MOREHEAD, Ky. (AP) - Two Morehead State University Space Science Center students have tracked down a miniature satellite built by Virginia elementary schools students that was thought to have been lost in space.

Students Cody Robinson and Maria LeMaster used the university’s 21-meter radio antenna to hunt for the STMSat-1 satellite, which had been built by students from St. Thomas More Elementary School in Arlington, Virginia. The satellite’s frequency had not been detected since it was released from the International Space Station on May 16, reported the Independent of Ashland (https://bit.ly/1TSudzQ ).

The project developers teamed up with NASA Goddard Spaceflight Center to try to track the satellite and suggested that frequency issues could have occurred. That’s when the NASA team reached out to MSU for help, and Robinson and LeMaster came into play.

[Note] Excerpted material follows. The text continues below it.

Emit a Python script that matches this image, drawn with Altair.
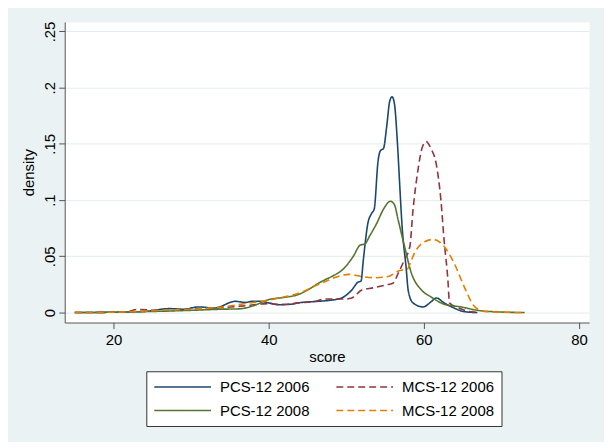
import altair as alt
import pandas as pd

FONT = "Liberation Sans, Arial, Helvetica, sans-serif"

series_names = ["PCS-12 2006", "PCS-12 2008", "MCS-12 2006", "MCS-12 2008"]
series_colors = ["#1a476f", "#55752f", "#90353b", "#e37e00"]
series_dashes = [[1, 0], [1, 0], [7, 4], [7, 4]]

pcs06_x = [15, 20, 24, 27.2, 29, 31, 33, 35.7, 37, 37.9, 39, 40, 41.3, 43, 43.8, 46.4, 48, 49.4,
           50.7, 51.5, 51.9, 52.2, 52.8, 53.25, 53.6, 54.1, 54.4, 54.8, 55.2, 55.6, 55.9, 56.2,
           56.6, 56.9, 57.2, 57.7, 58.0, 58.6, 59.9, 61.0, 61.6, 62.6, 63.9, 65.2, 66.9]
pcs06_y = [0, 0.0003, 0.001, 0.0035, 0.003, 0.005, 0.004, 0.010, 0.009, 0.010, 0.010, 0.0086, 0.007,
           0.0075, 0.0086, 0.010, 0.011, 0.013, 0.020, 0.027, 0.028, 0.047, 0.080, 0.088, 0.092,
           0.135, 0.144, 0.146, 0.165, 0.188, 0.192, 0.186, 0.150, 0.112, 0.076, 0.041, 0.019,
           0.0086, 0.005, 0.010, 0.013, 0.0086, 0.004, 0.0008, 0]

mcs06_x = [15, 20, 22, 22.9, 24.5, 26, 28, 30, 33, 35, 37, 40, 41.5, 43.8, 46, 47.2, 48.5, 49.8,
           50.7, 52.0, 53.5, 55.4, 56.0, 56.7, 57.5, 58.2, 58.6, 59.2, 59.8, 60.3, 60.9, 61.6,
           62.2, 62.6, 63.1, 63.3, 64.5, 66.1, 67]
mcs06_y = [0, 0.0003, 0.001, 0.0027, 0.0025, 0.0015, 0.002, 0.003, 0.004, 0.005, 0.006, 0.008,
           0.007, 0.0086, 0.010, 0.012, 0.012, 0.012, 0.013, 0.020, 0.022, 0.025, 0.026, 0.035,
           0.047, 0.059, 0.091, 0.125, 0.147, 0.152, 0.146, 0.132, 0.100, 0.065, 0.029, 0.0086,
           0.004, 0.0006, 0]

pcs08_x = [15, 20, 25, 30, 34, 36.2, 38, 40, 42, 43.8, 45, 46.4, 47.5, 48.1, 49.8, 50.9, 51.8,
           52.4, 53.0, 53.9, 54.8, 55.7, 56.2, 56.7, 57.5, 58.4, 59.7, 60.9, 62.6, 64.8, 66.9,
           69.5, 73]
pcs08_y = [0, 0.0003, 0.001, 0.002, 0.003, 0.0033, 0.006, 0.0115, 0.0135, 0.016, 0.020, 0.026,
           0.030, 0.032, 0.040, 0.050, 0.060, 0.061, 0.068, 0.079, 0.092, 0.099, 0.096, 0.082,
           0.059, 0.035, 0.020, 0.014, 0.0075, 0.005, 0.002, 0.0006, 0]

mcs08_x = [15, 20, 23, 26, 30, 34, 37, 40, 42, 43.8, 46.4, 48.1, 50.3, 52.0, 53.7, 55.4, 56.7,
           57.9, 58.3, 58.8, 60.1, 61.2, 62.6, 63.9, 65.2, 66.5, 67.8, 70, 73]
mcs08_y = [0, 0.0003, 0.001, 0.002, 0.003, 0.005, 0.008, 0.011, 0.014, 0.017, 0.025, 0.030,
           0.034, 0.032, 0.031, 0.032, 0.037, 0.039, 0.045, 0.053, 0.063, 0.065, 0.059, 0.044,
           0.023, 0.0056, 0.001, 0.0003, 0]

x_ticks = [20, 40, 60, 80]
y_ticks = [0, 0.05, 0.1, 0.15, 0.2, 0.25]

rows = []
for name, xs, ys in [
    ("PCS-12 2006", pcs06_x, pcs06_y),
    ("MCS-12 2006", mcs06_x, mcs06_y),
    ("PCS-12 2008", pcs08_x, pcs08_y),
    ("MCS-12 2008", mcs08_x, mcs08_y),
]:
    for xv, yv in zip(xs, ys):
        rows.append({"series": name, "score": xv, "density": yv})
df = pd.DataFrame(rows)

legend = alt.Legend(
    orient="none", legendX=82, legendY=351, columns=2,
    symbolType="M-1,0H6.6", symbolSize=225, symbolStrokeWidth=1.6,
    labelOffset=50, labelFontSize=15, labelFont=FONT, labelColor="black",
    padding=7, rowPadding=7, columnPadding=22,
    strokeColor="#333333", fillColor="white",
)

chart = alt.Chart(df).mark_line(strokeWidth=1.6, interpolate="monotone").encode(
    x=alt.X("score:Q",
            scale=alt.Scale(domain=[13.7, 81.3], nice=False, zero=False),
            axis=alt.Axis(values=x_ticks, grid=False, tickSize=6, labelPadding=4,
                          labelFontSize=15, labelFont=FONT, labelColor="black",
                          labelFlush=False, domainColor="#555555", tickColor="#555555",
                          title="score", titleFontSize=15, titleFont=FONT,
                          titleFontWeight="normal", titleColor="black",
                          titleX=263.5, titleY=39, titleBaseline="alphabetic",
                          titleAlign="center")),
    y=alt.Y("density:Q",
            scale=alt.Scale(domain=[-0.00885, 0.2584], nice=False, zero=False),
            axis=alt.Axis(values=y_ticks, grid=True, gridColor="#e2ecee", gridWidth=1,
                          tickSize=6, labelPadding=4, labelAngle=270, labelAlign="center",
                          labelBaseline="alphabetic",
                          labelExpr="datum.value == 0 ? '0' : replace(format(datum.value, '.2~f'), '0.', '.')",
                          labelFontSize=15, labelFont=FONT, labelColor="black",
                          domainColor="#555555", tickColor="#555555",
                          title="density", titleFontSize=15, titleFont=FONT,
                          titleFontWeight="normal", titleColor="black",
                          titleAngle=270, titleX=-31, titleY=151,
                          titleBaseline="alphabetic", titleAlign="center")),
    color=alt.Color("series:N", title=None,
                    scale=alt.Scale(domain=series_names, range=series_colors),
                    sort=series_names, legend=legend),
    strokeDash=alt.StrokeDash("series:N", title=None,
                              scale=alt.Scale(domain=series_names, range=series_dashes),
                              sort=series_names, legend=legend),
).properties(
    width=527, height=302,
    autosize=alt.AutoSizeParams(type="none"),
    padding={"left": 57, "top": 13, "right": 15, "bottom": 119},
    background="#eaf2f3",
).configure_view(fill="white", strokeOpacity=0)

chart.save("out.html", embed_options={"renderer": "svg", "actions": False})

Robinson and LeMaster discovered that the signal had shifted down to a lower frequency. The discovery of a faint signal on May 24 meant that the students could finally hear and receive images from the satellite they had built.

“Morehead State has prepared us for things like this,” said LeMaster. “It’s even better that elementary school students are getting interested in space.”

Space Science Center Director Dr. Ben Malphrus says this discovery is the second satellite that students in the MSU space science program have found over the summer.